• [EXERCISE]: Retype exactly the lines from the first one through the line with "df = pd.DataFrame(rows)", including both ends; skip any pictures.

• [PROVIDED DATA]:
★ ★ ★ ★ ★ ★ ★
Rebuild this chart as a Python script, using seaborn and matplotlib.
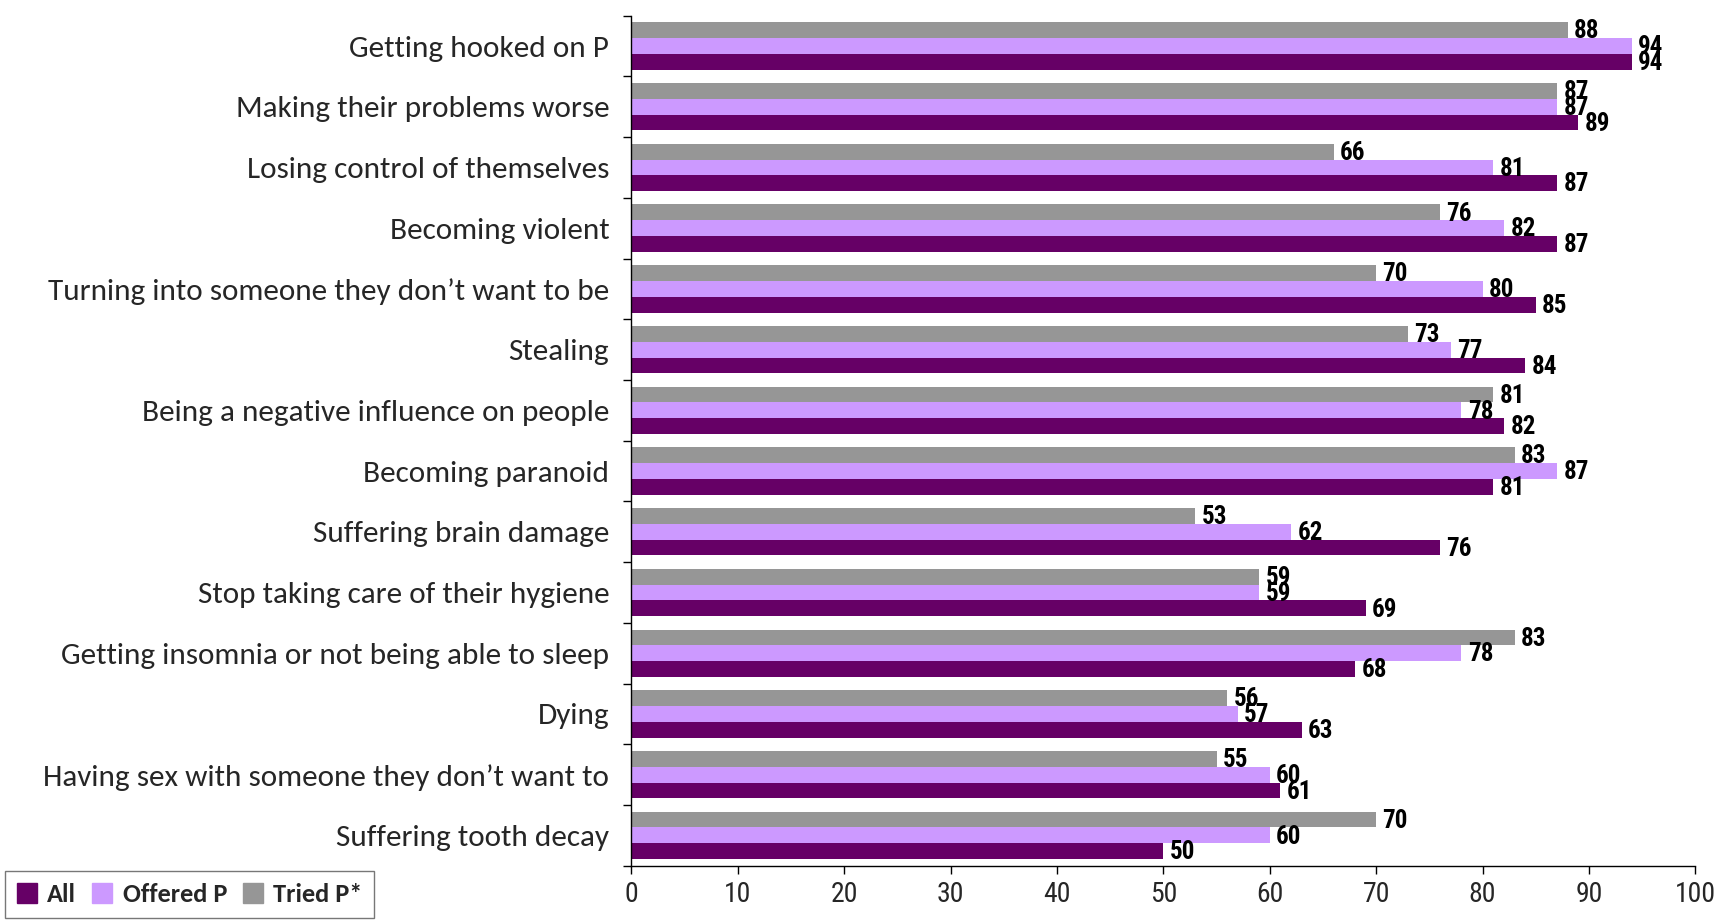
import matplotlib
matplotlib.use("Agg")
import matplotlib.pyplot as plt
import matplotlib.patches as mpatches
from matplotlib import font_manager
import seaborn as sns
import pandas as pd
import numpy as np

categories = [
    "Getting hooked on P",
    "Making their problems worse",
    "Losing control of themselves",
    "Becoming violent",
    "Turning into someone they don\u2019t want to be",
    "Stealing",
    "Being a negative influence on people",
    "Becoming paranoid",
    "Suffering brain damage",
    "Stop taking care of their hygiene",
    "Getting insomnia or not being able to sleep",
    "Dying",
    "Having sex with someone they don\u2019t want to",
    "Suffering tooth decay",
]
all_vals = [94, 89, 87, 87, 85, 84, 82, 81, 76, 69, 68, 63, 61, 50]
offered_vals = [94, 87, 81, 82, 80, 77, 78, 87, 62, 59, 78, 57, 60, 60]
tried_vals = [88, 87, 66, 76, 70, 73, 81, 83, 53, 59, 83, 56, 55, 70]
series_names = ["All", "Offered P", "Tried P*"]
colors = {"All": "#660066", "Offered P": "#CC99FF", "Tried P*": "#969696"}
xticks = [0, 10, 20, 30, 40, 50, 60, 70, 80, 90, 100]

rows = []
for name, vals in zip(series_names, [all_vals, offered_vals, tried_vals]):
    for c, v in zip(categories, vals):
        rows.append({"category": c, "series": name, "value": v})
df = pd.DataFrame(rows)

available = {f.name for f in font_manager.fontManager.ttflist}

def pick(*names):
    for n in names:
        if n in available:
            return n
    return "DejaVu Sans"

label_font = pick("Carlito", "Lato", "Open Sans")
narrow_font = pick("Liberation Sans Narrow", "Arial Narrow", "Roboto Condensed", "Roboto")

sns.set_style("white")
plt.rcParams["font.family"] = [label_font, "DejaVu Sans"]

fig = plt.figure(figsize=(17.30, 9.21), dpi=100)
ax = fig.add_axes([0.365, 0.060, 0.615, 0.923])

draw_order = ["Tried P*", "Offered P", "All"]
sns.barplot(data=df, y="category", x="value", hue="series", order=categories,
            hue_order=draw_order, palette=colors, orient="h", width=0.78,
            dodge=True, saturation=1, ax=ax, legend=False, edgecolor="none")

narrow = [narrow_font, "DejaVu Sans"]
for cont in ax.containers:
    for bar in cont:
        w = bar.get_width()
        yc = bar.get_y() + bar.get_height() / 2
        ax.text(w + 0.6, yc + 0.02, f"{int(round(w))}", va="center", ha="left",
                fontsize=18, fontweight="bold", family=narrow, color="black")

ax.set_xlim(0, 100)
ax.set_ylim(len(categories) - 0.5, -0.5)
ax.set_xticks(xticks)
ax.set_xticklabels([str(t) for t in xticks], family=narrow, fontsize=20)
ax.set_yticks(range(len(categories)))
ax.set_yticklabels(categories, fontsize=22.5)
ax.set_yticks(np.arange(-0.5, len(categories), 1.0), minor=True)
ax.tick_params(axis="y", which="major", length=0, pad=16)
ax.tick_params(axis="y", which="minor", length=6, width=1, color="black", direction="out", left=True)
ax.tick_params(axis="x", which="major", length=6, width=1, color="black", direction="out", bottom=True, pad=5)
ax.set_xlabel("")
ax.set_ylabel("")
for s in ["top", "right"]:
    ax.spines[s].set_visible(False)
for s in ["left", "bottom"]:
    ax.spines[s].set_color("black")
    ax.spines[s].set_linewidth(1)
ax.grid(False)

handles = [mpatches.Patch(color=colors[n], label=n) for n in series_names]
leg = fig.legend(handles=handles, loc="lower left", bbox_to_anchor=(0.003, 0.003),
                 borderaxespad=0, ncol=3, frameon=True, fancybox=False, edgecolor="#555555",
                 handlelength=0.75, handleheight=0.75, handletextpad=0.4,
                 columnspacing=0.6, borderpad=0.45,
                 prop={"family": [label_font, "DejaVu Sans"], "weight": "bold", "size": 19})
leg.get_frame().set_linewidth(1)

fig.savefig("out.png", dpi=100)
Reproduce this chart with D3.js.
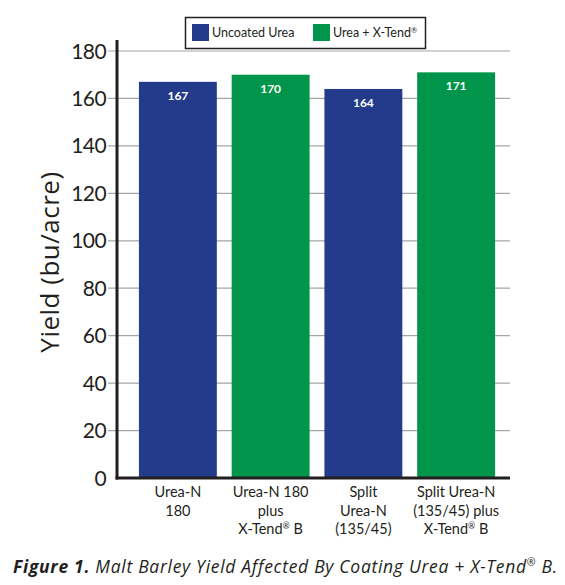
<!DOCTYPE html>
<html>
<head>
<meta charset="utf-8">
<script src="https://cdn.jsdelivr.net/npm/d3@7"></script>
<style>
  body { margin: 0; background: #fff; }
  svg { font-family: Lato, "Open Sans", sans-serif; }
</style>
</head>
<body>
<svg id="svg" width="565" height="585"></svg>
<script>
// data
var categories = ["a", "b", "c", "d"];
var catLabels = [
  ["Urea-N", "180"],
  ["Urea-N 180", "plus", "X-Tend\u00ae B"],
  ["Split", "Urea-N", "(135/45)"],
  ["Split Urea-N", "(135/45) plus", "X-Tend\u00ae B"]
];
var yields = [167, 170, 164, 171];
var series = ["Uncoated Urea", "Urea + X-Tend\u00ae"];
var seriesOf = [0, 1, 0, 1];
var yTicks = [0, 20, 40, 60, 80, 100, 120, 140, 160, 180];

var colors = ["#243b8b", "#00954a"];

var svg = d3.select("#svg");

// write a string, putting the (R) mark up as a small superscript
function rich(sel, str) {
  var parts = str.split("\u00ae");
  parts.forEach(function(p, i) {
    if (p) sel.append("tspan").text(p);
    if (i < parts.length - 1) {
      sel.append("tspan").attr("font-size", "0.6em").attr("baseline-shift", "super").text("\u00ae");
    }
  });
}

var x = d3.scaleBand().domain(categories).range([131.5, 502.5])
  .paddingInner(0.16).paddingOuter(0.08);
var y = d3.scaleLinear().domain([0, 180]).range([478, 51]);

// gridlines (start a bit left of the axis, acting as ticks)
svg.append("g").selectAll("line").data(yTicks.slice(1)).enter()
  .append("line")
  .attr("x1", 108).attr("x2", 510)
  .attr("y1", function(d) { return y(d); })
  .attr("y2", function(d) { return y(d); })
  .attr("stroke", "#a6a6a6").attr("stroke-width", 1.2);

// y tick labels
svg.append("g").selectAll("text").data(yTicks).enter()
  .append("text")
  .attr("x", 106)
  .attr("y", function(d) { return y(d) + 7.5; })
  .attr("text-anchor", "end")
  .attr("font-size", 21)
  .attr("letter-spacing", -0.6)
  .attr("fill", "#231f20")
  .text(function(d) { return d; });

// bars
svg.append("g").selectAll("rect").data(yields).enter()
  .append("rect")
  .attr("x", function(d, i) { return x(categories[i]); })
  .attr("y", function(d) { return y(d); })
  .attr("width", x.bandwidth())
  .attr("height", function(d) { return y(0) - y(d); })
  .attr("fill", function(d, i) { return colors[seriesOf[i]]; });

// value labels
svg.append("g").selectAll("text").data(yields).enter()
  .append("text")
  .attr("x", function(d, i) { return x(categories[i]) + x.bandwidth() / 2; })
  .attr("y", function(d) { return y(d) + 18; })
  .attr("text-anchor", "middle")
  .attr("font-size", 12)
  .attr("font-weight", "bold")
  .attr("fill", "#fff")
  .text(function(d) { return d; });

// axes lines
svg.append("line").attr("x1", 117).attr("x2", 117).attr("y1", 40).attr("y2", 479.5)
  .attr("stroke", "#231f20").attr("stroke-width", 3);
svg.append("line").attr("x1", 115.5).attr("x2", 510).attr("y1", 478).attr("y2", 478)
  .attr("stroke", "#231f20").attr("stroke-width", 3);

// x labels
catLabels.forEach(function(lines, i) {
  var cx = x(categories[i]) + x.bandwidth() / 2;
  lines.forEach(function(line, j) {
    var t = svg.append("text")
      .attr("x", cx).attr("y", 497 + j * 18.5)
      .attr("text-anchor", "middle")
      .attr("font-size", 14.5)
      .attr("fill", "#231f20");
    rich(t, line);
  });
});

// y title
svg.append("text")
  .attr("transform", "translate(58.5,262) rotate(-90)")
  .attr("text-anchor", "middle")
  .attr("font-family", "'Open Sans', sans-serif")
  .attr("font-size", 26)
  .attr("letter-spacing", 0.5)
  .attr("fill", "#231f20")
  .text("Yield (bu/acre)");

// legend
var leg = svg.append("g");
leg.append("rect").attr("x", 185.5).attr("y", 17.5).attr("width", 240).attr("height", 31)
  .attr("fill", "#fff").attr("stroke", "#231f20").attr("stroke-width", 1.5);
var legX = [192, 313];
series.forEach(function(s, i) {
  leg.append("rect").attr("x", legX[i]).attr("y", 24).attr("width", 17).attr("height", 17)
    .attr("fill", colors[i]);
  var t = leg.append("text").attr("x", legX[i] + 20).attr("y", 37)
    .attr("font-size", 12.5).attr("fill", "#231f20");
  rich(t, s);
});

// caption
var cap = svg.append("text").attr("x", 13).attr("y", 573)
  .attr("font-family", "'Open Sans', sans-serif")
  .attr("font-size", 17.5).attr("letter-spacing", 0.7)
  .attr("font-style", "italic").attr("fill", "#231f20");
cap.append("tspan").attr("font-weight", "bold").text("Figure 1. ");
rich(cap, "Malt Barley Yield Affected By Coating Urea + X-Tend\u00ae B.");
</script>
</body>
</html>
★ ★ ★ ★ ★ ★ ★
• [WRITTEN RESPONSE]:
Rebuild this chart as a Python script, using seaborn and matplotlib.
import matplotlib
matplotlib.use("Agg")
import matplotlib.pyplot as plt
import matplotlib.patches as mpatches
from matplotlib import font_manager
import seaborn as sns
import pandas as pd
import numpy as np

categories = [
    "Getting hooked on P",
    "Making their problems worse",
    "Losing control of themselves",
    "Becoming violent",
    "Turning into someone they don\u2019t want to be",
    "Stealing",
    "Being a negative influence on people",
    "Becoming paranoid",
    "Suffering brain damage",
    "Stop taking care of their hygiene",
    "Getting insomnia or not being able to sleep",
    "Dying",
    "Having sex with someone they don\u2019t want to",
    "Suffering tooth decay",
]
all_vals = [94, 89, 87, 87, 85, 84, 82, 81, 76, 69, 68, 63, 61, 50]
offered_vals = [94, 87, 81, 82, 80, 77, 78, 87, 62, 59, 78, 57, 60, 60]
tried_vals = [88, 87, 66, 76, 70, 73, 81, 83, 53, 59, 83, 56, 55, 70]
series_names = ["All", "Offered P", "Tried P*"]
colors = {"All": "#660066", "Offered P": "#CC99FF", "Tried P*": "#969696"}
xticks = [0, 10, 20, 30, 40, 50, 60, 70, 80, 90, 100]

rows = []
for name, vals in zip(series_names, [all_vals, offered_vals, tried_vals]):
    for c, v in zip(categories, vals):
        rows.append({"category": c, "series": name, "value": v})
df = pd.DataFrame(rows)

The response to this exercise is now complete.